Raw data
+++

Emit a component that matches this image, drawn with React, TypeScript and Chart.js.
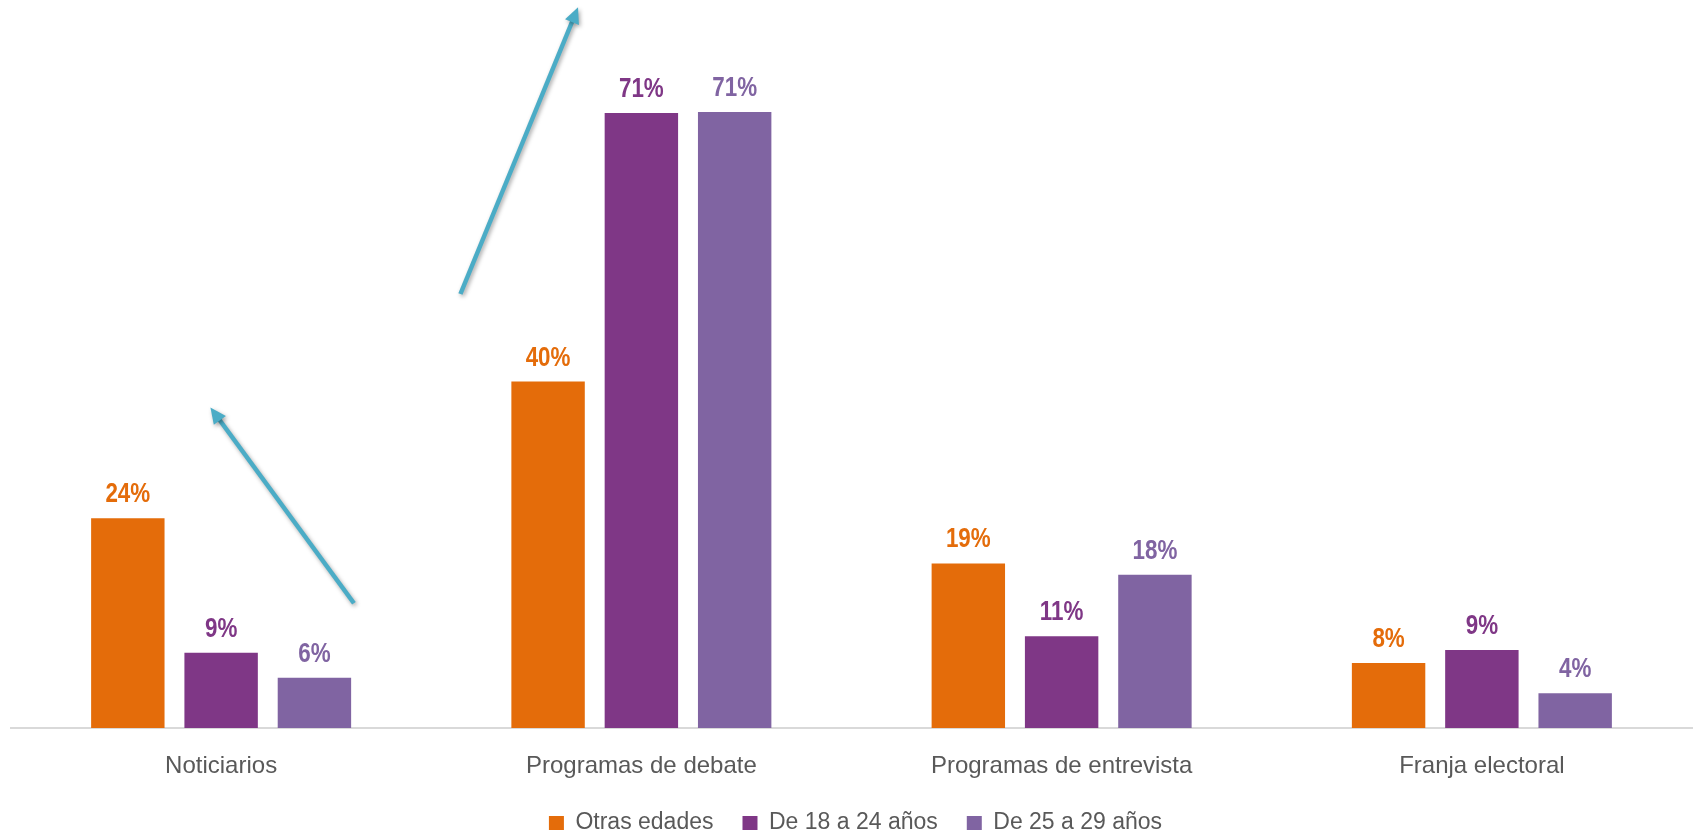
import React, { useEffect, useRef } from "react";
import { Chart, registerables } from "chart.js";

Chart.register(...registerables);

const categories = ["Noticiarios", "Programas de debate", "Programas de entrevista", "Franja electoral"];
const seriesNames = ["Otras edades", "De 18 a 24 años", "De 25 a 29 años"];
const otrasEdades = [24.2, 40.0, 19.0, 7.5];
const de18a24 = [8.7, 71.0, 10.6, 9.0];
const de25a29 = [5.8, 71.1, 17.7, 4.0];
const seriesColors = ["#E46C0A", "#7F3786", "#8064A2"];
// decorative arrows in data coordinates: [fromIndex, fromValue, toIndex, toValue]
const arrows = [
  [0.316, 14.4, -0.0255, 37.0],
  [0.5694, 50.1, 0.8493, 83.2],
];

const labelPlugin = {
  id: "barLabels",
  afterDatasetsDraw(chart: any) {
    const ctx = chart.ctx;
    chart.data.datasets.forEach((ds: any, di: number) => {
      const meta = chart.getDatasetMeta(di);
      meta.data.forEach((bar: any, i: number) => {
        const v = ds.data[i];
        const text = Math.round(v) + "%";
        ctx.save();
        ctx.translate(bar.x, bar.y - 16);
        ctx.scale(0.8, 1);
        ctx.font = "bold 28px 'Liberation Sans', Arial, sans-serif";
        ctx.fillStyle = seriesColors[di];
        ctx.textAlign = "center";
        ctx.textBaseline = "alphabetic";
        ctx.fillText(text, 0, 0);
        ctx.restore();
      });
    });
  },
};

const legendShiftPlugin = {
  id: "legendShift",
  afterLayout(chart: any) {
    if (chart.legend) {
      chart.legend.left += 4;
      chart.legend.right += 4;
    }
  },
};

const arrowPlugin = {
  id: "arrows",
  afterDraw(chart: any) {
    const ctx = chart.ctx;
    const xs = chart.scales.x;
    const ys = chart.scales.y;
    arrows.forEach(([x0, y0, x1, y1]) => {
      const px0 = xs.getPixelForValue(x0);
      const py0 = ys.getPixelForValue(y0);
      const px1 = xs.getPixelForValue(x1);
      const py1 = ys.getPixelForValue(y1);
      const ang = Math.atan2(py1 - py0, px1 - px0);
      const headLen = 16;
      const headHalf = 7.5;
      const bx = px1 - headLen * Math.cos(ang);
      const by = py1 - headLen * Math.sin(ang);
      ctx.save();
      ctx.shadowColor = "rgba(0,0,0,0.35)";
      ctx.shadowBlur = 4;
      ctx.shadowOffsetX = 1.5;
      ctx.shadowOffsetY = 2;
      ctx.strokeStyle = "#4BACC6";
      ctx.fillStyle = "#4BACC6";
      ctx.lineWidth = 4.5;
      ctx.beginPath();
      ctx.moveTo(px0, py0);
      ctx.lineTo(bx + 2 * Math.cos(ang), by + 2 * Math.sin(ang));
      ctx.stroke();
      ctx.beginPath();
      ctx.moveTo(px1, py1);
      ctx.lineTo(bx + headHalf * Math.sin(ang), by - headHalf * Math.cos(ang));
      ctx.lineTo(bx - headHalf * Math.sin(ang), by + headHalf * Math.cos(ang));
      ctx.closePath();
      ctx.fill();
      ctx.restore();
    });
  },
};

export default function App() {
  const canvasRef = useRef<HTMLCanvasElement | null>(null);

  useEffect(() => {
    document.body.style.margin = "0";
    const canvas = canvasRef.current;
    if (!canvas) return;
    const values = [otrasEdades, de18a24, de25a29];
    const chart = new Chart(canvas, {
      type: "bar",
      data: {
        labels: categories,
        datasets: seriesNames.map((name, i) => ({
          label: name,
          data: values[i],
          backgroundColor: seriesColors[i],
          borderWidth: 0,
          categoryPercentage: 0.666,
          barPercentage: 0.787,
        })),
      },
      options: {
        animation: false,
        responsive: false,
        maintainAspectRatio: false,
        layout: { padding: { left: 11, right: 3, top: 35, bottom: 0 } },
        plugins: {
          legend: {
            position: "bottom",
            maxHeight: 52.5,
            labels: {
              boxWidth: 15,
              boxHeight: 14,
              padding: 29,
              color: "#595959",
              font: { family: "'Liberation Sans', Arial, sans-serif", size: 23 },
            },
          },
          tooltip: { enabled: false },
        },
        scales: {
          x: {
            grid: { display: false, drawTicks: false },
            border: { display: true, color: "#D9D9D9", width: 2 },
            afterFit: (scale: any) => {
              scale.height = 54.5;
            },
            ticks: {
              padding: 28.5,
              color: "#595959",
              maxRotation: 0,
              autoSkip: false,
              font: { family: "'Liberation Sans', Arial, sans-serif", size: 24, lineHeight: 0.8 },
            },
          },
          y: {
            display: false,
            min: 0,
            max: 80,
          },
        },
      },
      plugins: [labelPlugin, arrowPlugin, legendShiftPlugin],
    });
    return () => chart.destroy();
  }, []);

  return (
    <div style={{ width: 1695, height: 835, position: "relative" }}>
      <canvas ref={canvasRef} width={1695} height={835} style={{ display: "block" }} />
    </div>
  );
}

+++

Task objective
Repeat the listing above up to and including the line with "Chart.register(...registerables);", starting from its first line. Drop any pictures.

Written response
Emit a component that matches this image, drawn with React, TypeScript and Chart.js.
import React, { useEffect, useRef } from "react";
import { Chart, registerables } from "chart.js";

Chart.register(...registerables);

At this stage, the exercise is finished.